DENVER—Andrew Speaker, the tuberculosis patient who sparked an international public health scare in May, underwent successful surgery Tuesday morning to remove a diseased portion of his right lung, a hospital statement said.
The minimally invasive surgery, which was performed at the University of Colorado Hospital in suburban Aurora by Dr. John D. Mitchell, chief of general thoracic surgery at the hospital, took around two hours.
“Doctors say it went well and everything was routine,” the statement said.
A news conference was not planned.
Speaker, a 31-year-old Atlanta lawyer, was being treated at National Jewish Medical and Research Center in Denver, which specializes in TB. National Jewish and CU have a long-standing program to jointly treat patients with tuberculosis and other diseases.
National Jewish spokesman William Allstetter said Speaker was expected to remain at the CU Hospital for three to six days. He will then be transferred back to National Jewish.

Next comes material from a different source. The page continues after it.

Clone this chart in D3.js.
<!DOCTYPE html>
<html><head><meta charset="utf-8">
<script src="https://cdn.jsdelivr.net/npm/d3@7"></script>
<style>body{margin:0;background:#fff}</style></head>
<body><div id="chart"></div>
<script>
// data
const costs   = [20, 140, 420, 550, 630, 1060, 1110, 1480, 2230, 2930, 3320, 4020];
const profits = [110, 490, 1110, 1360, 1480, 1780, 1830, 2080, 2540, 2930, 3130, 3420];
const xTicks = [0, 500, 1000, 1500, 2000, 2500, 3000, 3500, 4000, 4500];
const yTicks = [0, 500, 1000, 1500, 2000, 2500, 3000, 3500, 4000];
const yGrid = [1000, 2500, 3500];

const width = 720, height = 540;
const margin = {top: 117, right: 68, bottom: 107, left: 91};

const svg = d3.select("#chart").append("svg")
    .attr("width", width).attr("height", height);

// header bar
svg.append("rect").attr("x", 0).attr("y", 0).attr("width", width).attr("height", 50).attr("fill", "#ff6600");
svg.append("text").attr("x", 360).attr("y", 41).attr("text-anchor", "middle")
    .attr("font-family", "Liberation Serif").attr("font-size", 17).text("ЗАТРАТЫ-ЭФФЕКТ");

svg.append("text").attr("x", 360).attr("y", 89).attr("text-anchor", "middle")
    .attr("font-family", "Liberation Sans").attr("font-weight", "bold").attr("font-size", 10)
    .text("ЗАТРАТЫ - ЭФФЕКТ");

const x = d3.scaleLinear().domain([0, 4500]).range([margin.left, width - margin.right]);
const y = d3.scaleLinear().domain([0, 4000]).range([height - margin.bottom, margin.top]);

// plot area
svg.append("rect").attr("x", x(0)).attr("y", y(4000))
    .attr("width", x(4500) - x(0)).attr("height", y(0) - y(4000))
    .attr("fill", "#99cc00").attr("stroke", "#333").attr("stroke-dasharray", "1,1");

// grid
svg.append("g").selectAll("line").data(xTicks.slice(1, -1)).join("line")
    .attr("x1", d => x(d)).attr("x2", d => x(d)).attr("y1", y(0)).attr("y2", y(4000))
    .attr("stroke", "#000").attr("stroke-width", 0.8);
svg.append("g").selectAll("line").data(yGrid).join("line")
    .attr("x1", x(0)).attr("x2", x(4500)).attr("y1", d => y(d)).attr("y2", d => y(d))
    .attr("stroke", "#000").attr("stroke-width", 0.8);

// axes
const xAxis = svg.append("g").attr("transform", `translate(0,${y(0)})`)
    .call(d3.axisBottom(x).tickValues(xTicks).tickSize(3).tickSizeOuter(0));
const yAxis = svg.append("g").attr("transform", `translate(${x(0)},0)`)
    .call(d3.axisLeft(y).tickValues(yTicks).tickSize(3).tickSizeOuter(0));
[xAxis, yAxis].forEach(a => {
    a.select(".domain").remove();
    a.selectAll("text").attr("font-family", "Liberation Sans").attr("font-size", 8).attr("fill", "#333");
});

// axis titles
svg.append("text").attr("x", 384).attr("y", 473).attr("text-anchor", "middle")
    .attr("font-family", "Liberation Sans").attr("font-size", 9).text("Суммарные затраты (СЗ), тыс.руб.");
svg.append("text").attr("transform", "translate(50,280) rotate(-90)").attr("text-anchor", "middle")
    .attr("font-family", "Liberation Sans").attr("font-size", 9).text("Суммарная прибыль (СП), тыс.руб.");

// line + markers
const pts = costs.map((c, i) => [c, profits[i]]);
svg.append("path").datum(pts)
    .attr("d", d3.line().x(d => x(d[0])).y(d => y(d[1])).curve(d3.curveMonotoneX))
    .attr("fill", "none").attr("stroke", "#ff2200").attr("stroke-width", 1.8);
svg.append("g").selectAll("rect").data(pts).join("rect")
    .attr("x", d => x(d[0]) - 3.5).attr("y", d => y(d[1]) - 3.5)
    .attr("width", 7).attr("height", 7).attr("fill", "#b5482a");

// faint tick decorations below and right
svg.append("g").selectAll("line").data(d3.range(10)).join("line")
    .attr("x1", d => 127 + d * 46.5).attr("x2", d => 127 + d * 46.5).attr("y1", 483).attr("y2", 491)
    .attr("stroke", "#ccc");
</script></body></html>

Doctors at National Jewish said Speaker was “an excellent candidate” for surgery. They said the procedure would remove an infected area about the size of a tennis ball and would supplement Speaker’s antibiotic treatments.
Speaker told CNN the operation would remove the upper lobe of his right lung with the expectation that it would rid him of the disease.

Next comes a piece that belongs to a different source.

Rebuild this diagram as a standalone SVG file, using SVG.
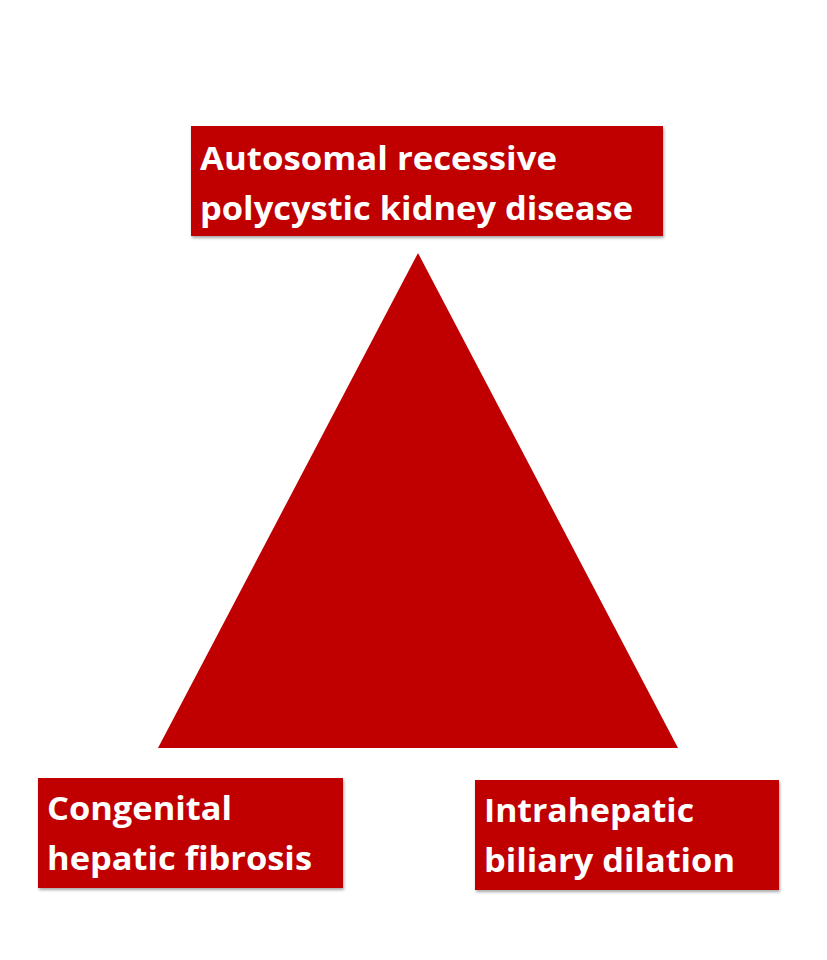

Speaker told CNN medical correspondent Dr. Sanjay Gupta that the surgery would give him peace of mind.
“If you’re developing TB, even after your treatment, it can come back,” Speaker said in the interview, aired Monday. “With the amount of treatment I’m going to be on, the doctor said, ‘If you go ahead and have the surgery, you don’t have to worry 10 years from now or 20 years from now or 30 years now if it’s ever going to come back.'”
Speaker became the focus of a federal investigation and an international uproar when he went ahead with a wedding trip in Europe in May after health officials said they advised him not to fly. He also became the first American quarantined by the federal government since 1963 before being taken to National Jewish.
Officials at the Centers for Disease Control and Prevention said tests indicated Speaker had extensively drug-resistant tuberculosis, or XDR-TB, which is extremely difficult to treat. But then, this month, Speaker’s doctors said subsequent testing has shown only the less dangerous multidrug-resistant TB.